November 14, 2014
Contact: Vickie Carson
MAMMOTH CAVE, Ky., November 14, 2014 – Mammoth Cave National Park Superintendent Sarah Craighead announced today that the Park is seeking public comment on a proposed increase in user fees, which would take effect in 2015. Public comment will be accepted from November 14 to December 5, 2014.
"We would like to hear what our visitors and neighbors think about the proposal to increase the user fees in the park," said Craighead. "Some of these have not changed in seven or more years, while the cost of doing business has gone up every year."
Written comments may be submitted through the National Park Service planning website at https://parkplanning.nps.gov/MACA.
The authority to charge recreational fees at national parks stems from the 2004 Federal Lands Recreation Enhancement Act.
"We anticipate this increase in park fees will provide an additional $350,000 per year for use in projects that benefit our visitors," added Craighead. "We plan to use the new funds for renovations at the Mammoth Cave Hotel."
Cave tours would increase by $1 to $2, except the Wild Cave tour, which would increase by $5, and camping fees would increase by $3 to $5. Fees for reservable picnic shelters would increase by $25.
Park staff are required to compare the cost of Mammoth Cave fees with the cost of comparable services in the local area: the proposed cave tour fees are 25-30 percent lower than comparable cave tours;the proposed campsite fees are 40 percent lower than comparable campsites;and proposed picnic shelter fees are 35 percent lower than comparable shelters.
At Mammoth Cave, 80 percent of the money collected is used in the park to provide facilities and services that have direct benefit to park visitors. The remaining 20 percent helps support projects in the 270 national park units that do not charge entrance fees, like nearby Abraham Lincoln Birthplace NHP in Hodgenville, Ky.
"The recreation fee program is a great asset to Mammoth Cave," added Craighead. "Part of the new visitor center was funded with fee dollars, but we have also used it to repair trails, roads and campsites, and cover the cost of summer tour guides and environmental education with local schools. Big Hollow Trail is a product of the fee program."
In 2014, fees were increased for eight cave tours that use outlying cave entrances to cover an increase bus transportation costs.
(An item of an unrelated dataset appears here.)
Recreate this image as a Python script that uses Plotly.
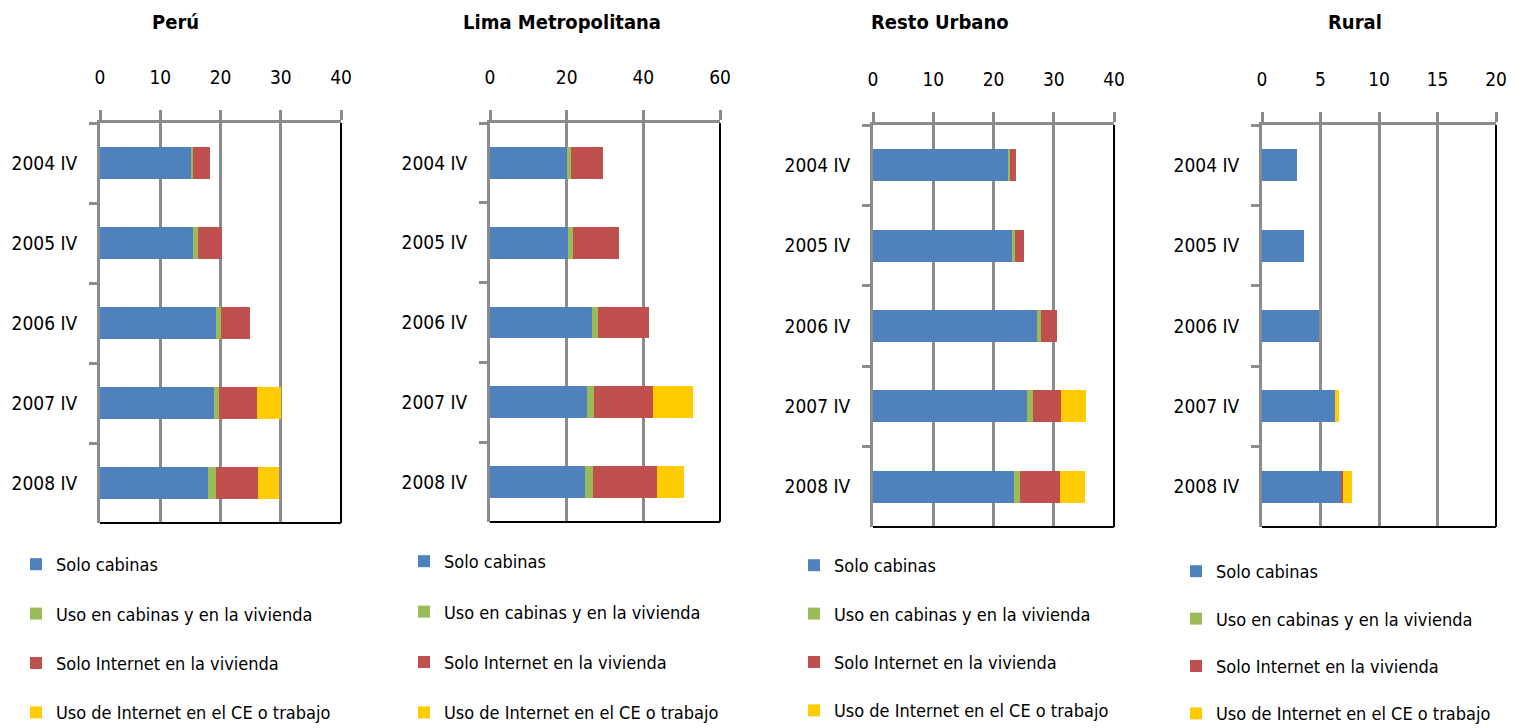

Please note: It is the practice of the NPS to make all comments, including names and addresses of respondents who provide that information, available for public review. Individuals may request that the NPS withhold their name and/or address from public disclosure. Commentors must state this prominently at the beginning of their comment and check the box "keep my contact information private." NPS will honor such requests to the extent allowable by law, but may still be required to disclose a commentor's name and address pursuant to the Freedom of Information Act. All submissions from organizations, businesses, and from individuals identifying themselves as representatives or officials of organizations or businesses will be made available for public inspection in their entirety.